Of course, we also need to accept that dollars spent on amenities will not raise our property values. That will only result from the dollars we spend on effectively marketing Hot Springs Village to the outside world.
Stop the Waste!
We are not a government, with a seemingly endless supply of money. And, a line of credit is not a reserve fund. We need to stop wasting money on real estate offices and development plans, etc. And we are not a developer, nor will we ever be. The recent gate debacle is simply one more example of how we have mismanaged our funds.
Although our current leadership and POA have made it tremendously complicated, our situation is really quite simple… Maintain what we have, for those who want to be here.
How Should We Market Hot Springs Village?
Attracting potential Villagers and visitors is important. We need a marketing plan that works. With today’s technology, we should be able to accomplish that.
Will it totally fix our problem? Perhaps not. But it has to be done; and it needs to be done at the direction of the Board of Directors – rather than within the POA.
Marketing should not fall to the POA. That is a development task; not administration and maintenance. It needs to stand on its own.
As our Developer, John Cooper directed all HSV’s marketing. We are now in a position that we need to tackle that task all over again. The only way that marketing effort will work is totally separate from the POA.
Concentrate Marketing Efforts for the Highest Return
HSV’s marketing focus should be concentrated on where we get the biggest bang for our buck. That ‘pot of gold’ is our current and future retirees. That was John Cooper’s strategy, and it needs to be ours!
This is still ‘Jessieville / Fountain Lake, Arkansas’ – with limited employment opportunities – and moderately paying jobs in the local business community, or in maintaining our infrastructure. There is no thriving industry here or within a 20-mile radius… therefore, HSV is not an easy place to thrive for a younger, working person. Retirees are the answer.
That’s not to say that we don’t welcome younger residents – particularly in a world where ‘working from home’ is an option. We do! HSV has never been age restricted nor should it ever be; but the simple fact is retirees flourish here. And, since we only have so many marketing dollars, we need to concentrate on where we will get the highest return – retirees.
Hot Springs Village is North America’s Largest Gated Community
I retired in Hot Springs Village because of what was already here, inside of our gates. How many times have we heard that HSV is the largest gated community in the United States? Those gates are a big selling point.
There was a time when passing through our gates required you to be a guest of a property owner, a recognized worker, or someone with a qualified purpose. The gates meant something – HSV was not open to the public. That’s not the case today – If you currently approach the gates, the simple phrase “I am on my way to a garage sale,” will get you in, no questions asked. And if you come up to the gates proclaiming, “I am here to play golf or swim in a lake,” the Village is yours!
Of course, we will never be airtight. People will always have valid reasons to enter HSV – such as church, dining in our restaurants, visiting a property owner, or maintaining what we have and resident services like heat & air, plumbing, etc. But there needs to be better procedures to vet those visitors.

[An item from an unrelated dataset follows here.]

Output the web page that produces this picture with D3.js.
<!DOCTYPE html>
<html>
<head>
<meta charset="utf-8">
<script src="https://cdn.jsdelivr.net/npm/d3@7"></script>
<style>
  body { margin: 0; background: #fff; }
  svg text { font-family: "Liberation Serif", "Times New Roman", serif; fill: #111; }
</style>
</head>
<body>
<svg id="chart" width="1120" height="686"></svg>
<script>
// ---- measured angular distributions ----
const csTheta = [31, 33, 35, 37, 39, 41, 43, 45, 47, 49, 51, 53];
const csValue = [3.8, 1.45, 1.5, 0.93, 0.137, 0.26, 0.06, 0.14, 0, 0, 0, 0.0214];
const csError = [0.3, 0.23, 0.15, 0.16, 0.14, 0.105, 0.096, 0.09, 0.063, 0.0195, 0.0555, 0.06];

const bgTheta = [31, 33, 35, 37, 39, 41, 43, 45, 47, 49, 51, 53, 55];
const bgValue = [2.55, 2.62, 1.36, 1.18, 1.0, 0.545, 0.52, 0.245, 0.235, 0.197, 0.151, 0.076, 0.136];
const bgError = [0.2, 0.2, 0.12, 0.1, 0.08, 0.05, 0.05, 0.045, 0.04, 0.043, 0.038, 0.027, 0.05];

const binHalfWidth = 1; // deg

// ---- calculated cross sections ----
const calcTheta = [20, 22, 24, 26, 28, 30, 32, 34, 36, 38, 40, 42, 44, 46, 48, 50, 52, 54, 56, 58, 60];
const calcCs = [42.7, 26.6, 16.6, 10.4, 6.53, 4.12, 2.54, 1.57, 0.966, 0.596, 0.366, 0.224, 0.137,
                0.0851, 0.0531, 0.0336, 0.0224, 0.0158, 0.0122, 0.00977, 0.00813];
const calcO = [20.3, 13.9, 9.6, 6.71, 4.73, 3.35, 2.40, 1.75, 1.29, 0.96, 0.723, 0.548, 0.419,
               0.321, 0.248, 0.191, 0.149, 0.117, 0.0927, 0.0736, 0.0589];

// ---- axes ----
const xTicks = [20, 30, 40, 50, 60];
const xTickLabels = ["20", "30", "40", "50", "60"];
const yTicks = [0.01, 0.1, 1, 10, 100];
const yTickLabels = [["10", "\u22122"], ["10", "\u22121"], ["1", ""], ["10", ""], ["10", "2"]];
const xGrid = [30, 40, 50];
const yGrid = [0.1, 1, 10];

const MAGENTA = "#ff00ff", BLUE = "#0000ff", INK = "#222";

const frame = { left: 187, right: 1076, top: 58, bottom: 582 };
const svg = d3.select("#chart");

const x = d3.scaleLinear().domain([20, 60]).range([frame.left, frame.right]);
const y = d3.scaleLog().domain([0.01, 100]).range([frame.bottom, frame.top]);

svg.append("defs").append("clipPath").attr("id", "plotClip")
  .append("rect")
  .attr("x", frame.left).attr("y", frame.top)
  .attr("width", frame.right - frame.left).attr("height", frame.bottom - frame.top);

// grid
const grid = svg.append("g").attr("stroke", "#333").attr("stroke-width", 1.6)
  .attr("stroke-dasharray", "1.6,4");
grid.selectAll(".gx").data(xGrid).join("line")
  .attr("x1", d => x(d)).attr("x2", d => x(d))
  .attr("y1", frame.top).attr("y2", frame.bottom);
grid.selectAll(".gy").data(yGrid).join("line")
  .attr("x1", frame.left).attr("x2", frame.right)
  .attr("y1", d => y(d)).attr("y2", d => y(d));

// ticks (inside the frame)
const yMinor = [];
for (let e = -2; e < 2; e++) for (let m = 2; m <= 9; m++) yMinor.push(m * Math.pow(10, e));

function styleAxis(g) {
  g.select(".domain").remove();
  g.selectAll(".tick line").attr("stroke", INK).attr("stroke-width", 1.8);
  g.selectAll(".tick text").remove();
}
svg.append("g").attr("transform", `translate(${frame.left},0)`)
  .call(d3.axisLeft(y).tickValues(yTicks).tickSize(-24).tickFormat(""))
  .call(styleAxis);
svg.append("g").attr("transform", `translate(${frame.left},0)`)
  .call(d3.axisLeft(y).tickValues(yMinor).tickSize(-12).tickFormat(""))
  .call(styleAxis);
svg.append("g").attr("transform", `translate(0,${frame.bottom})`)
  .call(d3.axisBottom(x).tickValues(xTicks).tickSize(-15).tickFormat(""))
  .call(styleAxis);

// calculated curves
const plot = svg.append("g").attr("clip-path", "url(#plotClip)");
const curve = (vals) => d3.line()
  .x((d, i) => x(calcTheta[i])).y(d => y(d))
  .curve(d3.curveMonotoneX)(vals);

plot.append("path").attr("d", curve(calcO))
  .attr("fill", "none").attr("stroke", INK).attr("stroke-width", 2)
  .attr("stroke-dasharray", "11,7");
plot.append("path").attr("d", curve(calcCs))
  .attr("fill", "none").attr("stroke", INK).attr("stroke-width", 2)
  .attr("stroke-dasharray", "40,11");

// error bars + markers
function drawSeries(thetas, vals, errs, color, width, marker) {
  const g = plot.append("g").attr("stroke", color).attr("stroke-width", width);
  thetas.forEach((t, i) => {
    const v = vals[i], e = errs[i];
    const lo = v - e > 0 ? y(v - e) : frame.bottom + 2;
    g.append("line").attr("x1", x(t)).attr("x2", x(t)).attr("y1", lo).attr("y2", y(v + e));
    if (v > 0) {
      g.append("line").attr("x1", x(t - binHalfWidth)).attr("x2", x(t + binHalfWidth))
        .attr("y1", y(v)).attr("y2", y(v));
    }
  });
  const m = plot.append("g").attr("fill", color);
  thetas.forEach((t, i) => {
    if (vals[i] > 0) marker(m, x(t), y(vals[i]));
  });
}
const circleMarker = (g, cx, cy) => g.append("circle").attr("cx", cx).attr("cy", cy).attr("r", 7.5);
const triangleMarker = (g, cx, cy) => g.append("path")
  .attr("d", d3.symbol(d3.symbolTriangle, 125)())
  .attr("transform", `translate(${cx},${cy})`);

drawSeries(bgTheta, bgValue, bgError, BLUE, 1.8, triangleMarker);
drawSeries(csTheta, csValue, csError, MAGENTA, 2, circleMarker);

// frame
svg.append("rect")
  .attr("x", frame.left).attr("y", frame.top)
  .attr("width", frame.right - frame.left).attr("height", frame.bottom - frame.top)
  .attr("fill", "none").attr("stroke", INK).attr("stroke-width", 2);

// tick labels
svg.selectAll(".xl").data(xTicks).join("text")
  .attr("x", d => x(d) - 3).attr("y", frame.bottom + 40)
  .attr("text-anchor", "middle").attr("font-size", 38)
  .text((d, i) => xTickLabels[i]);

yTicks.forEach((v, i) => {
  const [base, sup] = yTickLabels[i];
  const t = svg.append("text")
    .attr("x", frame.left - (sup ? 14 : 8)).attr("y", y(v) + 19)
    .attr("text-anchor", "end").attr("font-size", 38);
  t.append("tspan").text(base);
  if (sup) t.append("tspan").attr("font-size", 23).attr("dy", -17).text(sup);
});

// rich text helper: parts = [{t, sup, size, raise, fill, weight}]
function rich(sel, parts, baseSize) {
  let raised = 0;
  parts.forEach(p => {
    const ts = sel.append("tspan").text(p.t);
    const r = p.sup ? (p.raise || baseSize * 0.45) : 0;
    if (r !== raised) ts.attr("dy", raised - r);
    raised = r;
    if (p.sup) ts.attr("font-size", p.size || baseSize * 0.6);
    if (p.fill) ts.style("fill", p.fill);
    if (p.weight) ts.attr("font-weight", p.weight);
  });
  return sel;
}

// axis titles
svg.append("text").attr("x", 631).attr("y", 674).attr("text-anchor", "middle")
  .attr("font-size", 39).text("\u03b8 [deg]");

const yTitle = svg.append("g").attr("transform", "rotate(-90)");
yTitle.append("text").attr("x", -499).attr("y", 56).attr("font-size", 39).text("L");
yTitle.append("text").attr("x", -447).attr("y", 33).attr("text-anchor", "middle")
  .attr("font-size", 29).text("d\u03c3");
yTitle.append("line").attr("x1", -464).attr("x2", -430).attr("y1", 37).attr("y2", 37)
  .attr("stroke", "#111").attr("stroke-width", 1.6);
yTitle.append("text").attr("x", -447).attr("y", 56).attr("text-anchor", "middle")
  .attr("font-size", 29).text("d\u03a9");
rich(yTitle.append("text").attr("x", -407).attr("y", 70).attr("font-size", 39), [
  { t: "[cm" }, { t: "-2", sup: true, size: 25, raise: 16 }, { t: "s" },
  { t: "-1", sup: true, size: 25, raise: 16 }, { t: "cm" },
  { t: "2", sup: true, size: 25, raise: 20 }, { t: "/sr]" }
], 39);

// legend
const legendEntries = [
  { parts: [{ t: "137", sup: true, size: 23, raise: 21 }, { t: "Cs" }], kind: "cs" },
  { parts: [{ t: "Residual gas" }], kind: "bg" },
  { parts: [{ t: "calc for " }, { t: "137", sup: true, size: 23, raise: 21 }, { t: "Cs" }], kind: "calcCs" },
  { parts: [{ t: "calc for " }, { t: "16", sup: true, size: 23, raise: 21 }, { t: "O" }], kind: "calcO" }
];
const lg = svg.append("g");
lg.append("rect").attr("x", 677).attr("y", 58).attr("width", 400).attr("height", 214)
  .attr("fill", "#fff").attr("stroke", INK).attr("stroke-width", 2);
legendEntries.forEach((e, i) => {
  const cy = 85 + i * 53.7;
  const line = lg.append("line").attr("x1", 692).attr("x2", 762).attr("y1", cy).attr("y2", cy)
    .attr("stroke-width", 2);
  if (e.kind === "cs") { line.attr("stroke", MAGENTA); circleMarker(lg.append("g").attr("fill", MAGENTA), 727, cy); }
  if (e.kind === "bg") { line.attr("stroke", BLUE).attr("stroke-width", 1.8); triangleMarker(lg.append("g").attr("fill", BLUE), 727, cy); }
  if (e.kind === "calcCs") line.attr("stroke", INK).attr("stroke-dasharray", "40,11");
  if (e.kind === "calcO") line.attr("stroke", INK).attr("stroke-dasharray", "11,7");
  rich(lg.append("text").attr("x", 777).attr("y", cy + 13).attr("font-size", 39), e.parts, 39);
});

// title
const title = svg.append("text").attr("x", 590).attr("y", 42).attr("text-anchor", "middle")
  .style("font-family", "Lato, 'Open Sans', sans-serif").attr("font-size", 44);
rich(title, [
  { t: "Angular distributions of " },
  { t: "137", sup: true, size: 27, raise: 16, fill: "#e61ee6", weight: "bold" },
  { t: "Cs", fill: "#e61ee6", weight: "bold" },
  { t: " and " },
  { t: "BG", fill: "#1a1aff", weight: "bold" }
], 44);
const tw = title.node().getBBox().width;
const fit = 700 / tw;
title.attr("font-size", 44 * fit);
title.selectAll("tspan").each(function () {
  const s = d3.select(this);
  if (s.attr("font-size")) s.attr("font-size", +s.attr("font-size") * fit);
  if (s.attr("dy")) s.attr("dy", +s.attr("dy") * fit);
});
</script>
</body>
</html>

Property Owners made the decisions to purchase lots and homes here because of HSV’s gates and security. Today’s ‘casual’ gate policy needs to stop.
It Is Very Simple – Return to the Basics!

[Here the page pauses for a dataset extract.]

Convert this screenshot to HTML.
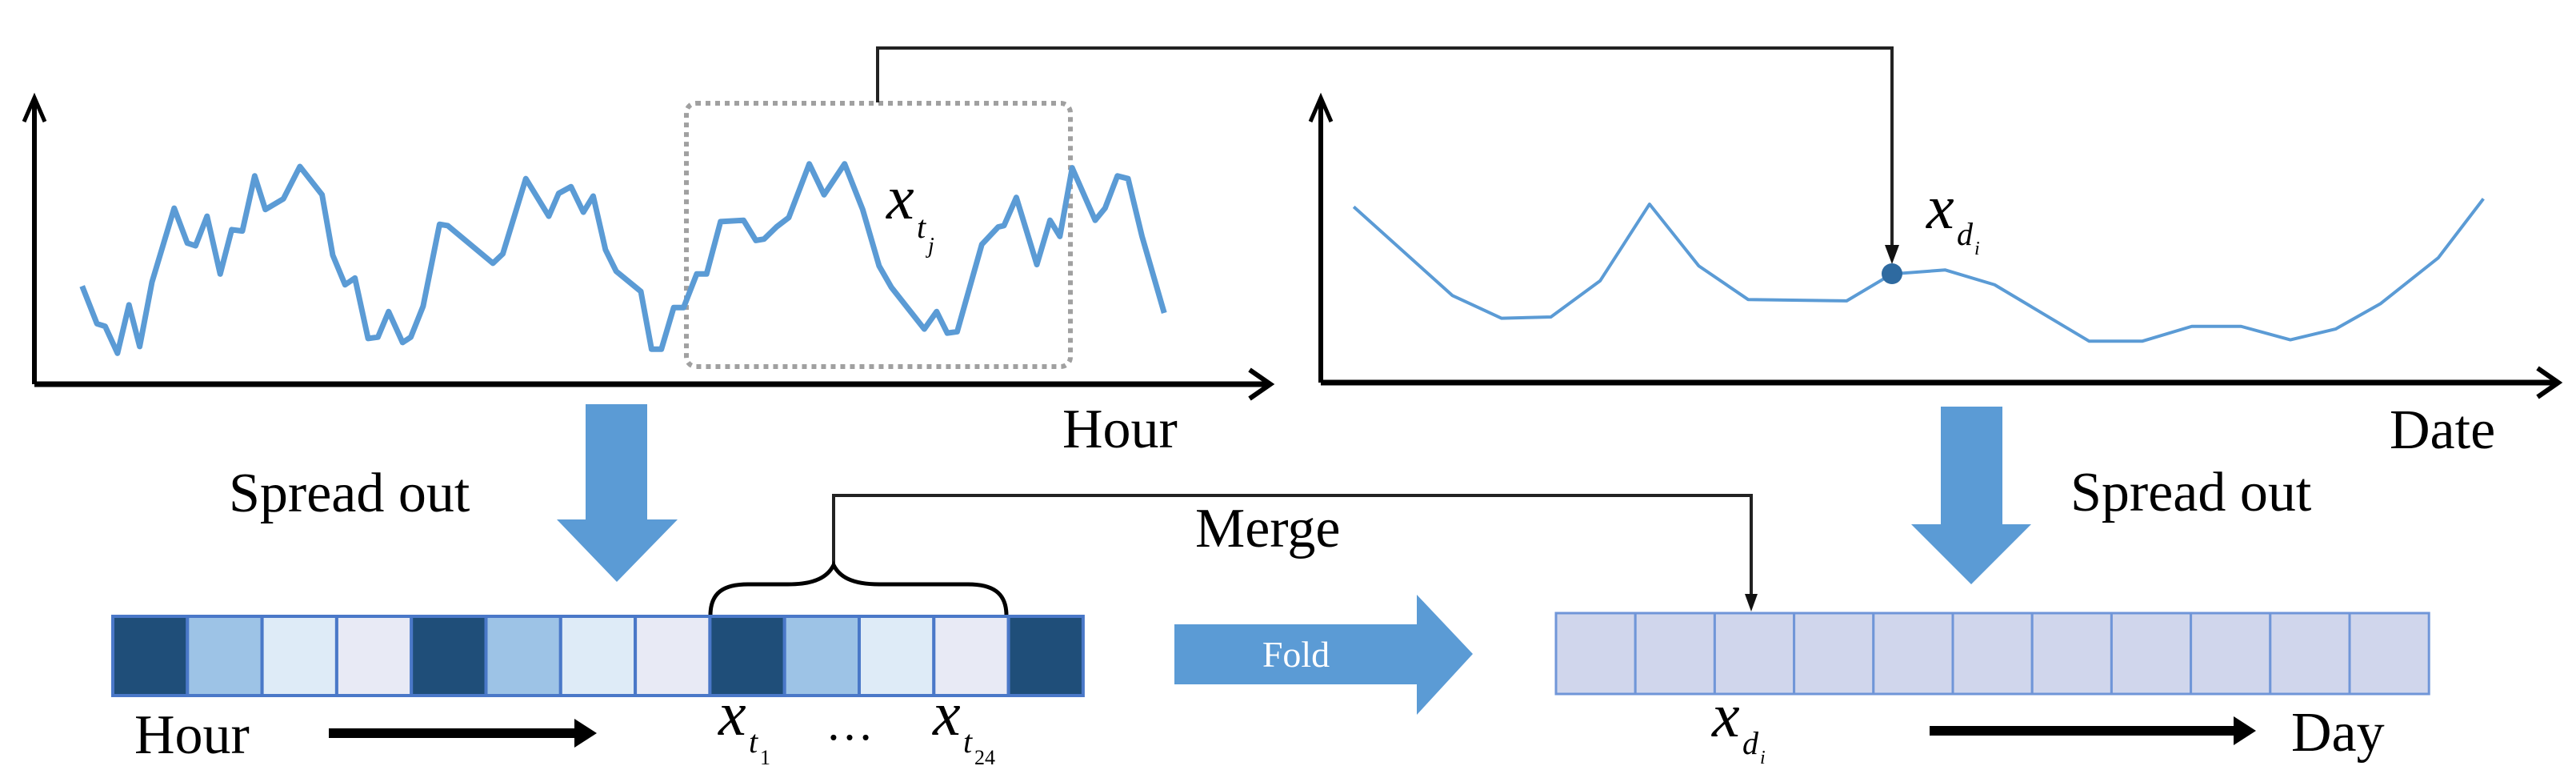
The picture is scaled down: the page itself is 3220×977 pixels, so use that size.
<!DOCTYPE html>
<html><head><meta charset="utf-8"><style>
html,body{margin:0;padding:0;background:#fff;}
svg{display:block;}
text{font-family:"Liberation Serif",serif;fill:#000;}
</style></head><body>
<svg width="3220" height="977" viewBox="0 0 3220 977" xmlns="http://www.w3.org/2000/svg">
<defs>
<marker id="ah" markerWidth="8" markerHeight="8" refX="6" refY="4" orient="auto" markerUnits="userSpaceOnUse">
</marker>
</defs>
<!-- left chart axes -->
<line x1="43" y1="480" x2="43" y2="126" stroke="#000" stroke-width="6"/>
<polyline points="30,152 43,122 56,152" fill="none" stroke="#000" stroke-width="5"/>
<line x1="43" y1="480" x2="1585" y2="480" stroke="#000" stroke-width="7"/>
<polyline points="1562,462 1588,480 1562,498" fill="none" stroke="#000" stroke-width="6"/>
<!-- dotted box -->
<rect x="858" y="129" width="480" height="329" rx="12" fill="none" stroke="#a0a0a0" stroke-width="6" stroke-dasharray="6,6"/>
<!-- hourly series -->
<g transform="scale(1.027,0.3356)">
<polyline fill="none" stroke="#5b9bd5" stroke-width="7" vector-effect="non-scaling-stroke" stroke-linejoin="round" points="100,1065 118,1205 128,1215 143,1315 157,1135 170,1290 185,1050 212,775 228,905 238,915 252,805 268,1020 282,855 295,860 310,655 323,780 345,740 365,620 392,725 405,950 420,1060 432,1035 448,1260 460,1255 473,1160 490,1275 500,1255 515,1140 535,835 545,840 600,980 612,945 640,665 668,805 680,720 695,695 710,790 722,730 737,930 750,1010 780,1085 793,1300 805,1300 820,1145 832,1145 848,1020 860,1020 877,825 905,820 920,895 930,890 945,845 960,810 985,610 1003,725 1028,610 1050,780 1070,990 1085,1070 1125,1225 1140,1160 1153,1240 1165,1235 1195,910 1215,845 1222,840 1237,735 1262,985 1278,820 1290,880 1305,625 1333,820 1345,775 1360,655 1373,665 1390,880 1417,1165"/>
</g>
<text x="1108" y="273" font-size="78" font-style="italic">x</text>
<text x="1146" y="297" font-size="40" font-style="italic">t</text>
<text x="1160" y="316" font-size="28" font-style="italic">j</text>
<!-- top connector -->
<polyline points="1097,128 1097,60 2365,60 2365,310" fill="none" stroke="#222" stroke-width="4"/>
<polygon points="2356,306 2374,306 2365,330" fill="#111"/>
<!-- right chart axes -->
<line x1="1651" y1="478" x2="1651" y2="126" stroke="#000" stroke-width="6"/>
<polyline points="1638,152 1651,122 1664,152" fill="none" stroke="#000" stroke-width="5"/>
<line x1="1651" y1="478" x2="3195" y2="478" stroke="#000" stroke-width="7"/>
<polyline points="3172,460 3198,478 3172,496" fill="none" stroke="#000" stroke-width="6"/>
<g transform="translate(1610,0) scale(1.027,0.3356)">
<polyline fill="none" stroke="#5b9bd5" stroke-width="4" vector-effect="non-scaling-stroke" stroke-linejoin="round" points="80,770 200,1100 260,1185 320,1180 380,1045 440,760 500,990 560,1115 680,1120 735,1020 800,1005 860,1060 975,1270 1040,1270 1100,1215 1160,1215 1220,1265 1275,1225 1330,1130 1400,960 1455,740"/>
</g>
<circle cx="2365" cy="342" r="13" fill="#2e6aa0"/>
<text x="2408" y="285" font-size="78" font-style="italic">x</text>
<text x="2446" y="306" font-size="40" font-style="italic">d</text>
<text x="2468" y="318" font-size="24" font-style="italic">i</text>
<!-- labels top -->
<text x="1328" y="559" font-size="70">Hour</text>
<text x="2987" y="560" font-size="70">Date</text>
<text x="286" y="639" font-size="70">Spread out</text>
<text x="2588" y="638" font-size="70">Spread out</text>
<text x="1494" y="683" font-size="70">Merge</text>
<!-- blue down arrows -->
<polygon points="732,505 809,505 809,649 847,649 771,727 696,649 732,649" fill="#5b9bd5"/>
<polygon points="2426,508 2503,508 2503,655 2539,655 2464,730 2389,655 2426,655" fill="#5b9bd5"/>
<!-- merge connector -->
<polyline points="1042,708 1042,619 2189,619 2189,745" fill="none" stroke="#222" stroke-width="4"/>
<polygon points="2181,742 2197,742 2189,764" fill="#111"/>
<path d="M888,769 C888,740 905,730 935,730 L985,730 C1020,730 1035,720 1042,706 C1049,720 1064,730 1099,730 L1210,730 C1240,730 1258,740 1258,769" fill="none" stroke="#000" stroke-width="5"/>
<!-- hourly bar -->
<g stroke="#4a78c8" stroke-width="4">
<rect x="141" y="770" width="93.3" height="99" fill="#1f4e79"/>
<rect x="234.3" y="770" width="93.3" height="99" fill="#9dc3e6"/>
<rect x="327.6" y="770" width="93.3" height="99" fill="#deebf7"/>
<rect x="420.9" y="770" width="93.3" height="99" fill="#e8eaf5"/>
<rect x="514.2" y="770" width="93.3" height="99" fill="#1f4e79"/>
<rect x="607.5" y="770" width="93.3" height="99" fill="#9dc3e6"/>
<rect x="700.8" y="770" width="93.3" height="99" fill="#deebf7"/>
<rect x="794.1" y="770" width="93.3" height="99" fill="#e8eaf5"/>
<rect x="887.4" y="770" width="93.3" height="99" fill="#1f4e79"/>
<rect x="980.7" y="770" width="93.3" height="99" fill="#9dc3e6"/>
<rect x="1074" y="770" width="93.3" height="99" fill="#deebf7"/>
<rect x="1167.3" y="770" width="93.3" height="99" fill="#e8eaf5"/>
<rect x="1260.6" y="770" width="93.3" height="99" fill="#1f4e79"/>
</g>
<!-- fold arrow -->
<polygon points="1468,780 1771,780 1771,743 1841,817 1771,893 1771,855 1468,855" fill="#5b9bd5"/>
<text x="1620" y="833" font-size="46" fill="#fff" style="fill:#fff" text-anchor="middle">Fold</text>
<!-- day bar -->
<g stroke="#7096d8" stroke-width="3" fill="#d0d6ec">
<rect x="1945" y="766" width="99.2" height="101"/>
<rect x="2044.2" y="766" width="99.2" height="101"/>
<rect x="2143.4" y="766" width="99.2" height="101"/>
<rect x="2242.6" y="766" width="99.2" height="101"/>
<rect x="2341.8" y="766" width="99.2" height="101"/>
<rect x="2441" y="766" width="99.2" height="101"/>
<rect x="2540.2" y="766" width="99.2" height="101"/>
<rect x="2639.4" y="766" width="99.2" height="101"/>
<rect x="2738.6" y="766" width="99.2" height="101"/>
<rect x="2837.8" y="766" width="99.2" height="101"/>
<rect x="2937" y="766" width="99.2" height="101"/>
</g>
<!-- bottom labels -->
<text x="168" y="941" font-size="70">Hour</text>
<line x1="411" y1="916" x2="725" y2="916" stroke="#000" stroke-width="12"/>
<polygon points="718,898 746,916 718,934" fill="#000"/>
<text x="898" y="918" font-size="78" font-style="italic">x</text>
<text x="936" y="940" font-size="40" font-style="italic">t</text>
<text x="950" y="955" font-size="26">1</text>
<text x="1032" y="924" font-size="60">…</text>
<text x="1166" y="918" font-size="78" font-style="italic">x</text>
<text x="1204" y="940" font-size="40" font-style="italic">t</text>
<text x="1218" y="955" font-size="26">24</text>
<text x="2140" y="920" font-size="78" font-style="italic">x</text>
<text x="2178" y="942" font-size="40" font-style="italic">d</text>
<text x="2200" y="954" font-size="24" font-style="italic">i</text>
<line x1="2412" y1="913" x2="2800" y2="913" stroke="#000" stroke-width="12"/>
<polygon points="2792,895 2820,913 2792,931" fill="#000"/>
<text x="2864" y="938" font-size="70">Day</text>
</svg>
</body></html>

What needs to happen is very simple. We – starting with the POA – need to return to the basics. People moved here for a variety of reasons. If those reasons disappear, they will leave; (some are already leaving due to the toxic environment the POA has created and the fear of HSV becoming something it should never be).
We have a great community – which we are at the risk of losing, if we don’t tackle it now!
I have met with Lloyd Sherman and Dick Garrison on many occasions and we agree on many of the same issues. They both have my support.
Thank you for your support and vote. Now let’s return Hot Springs Village to what it once was!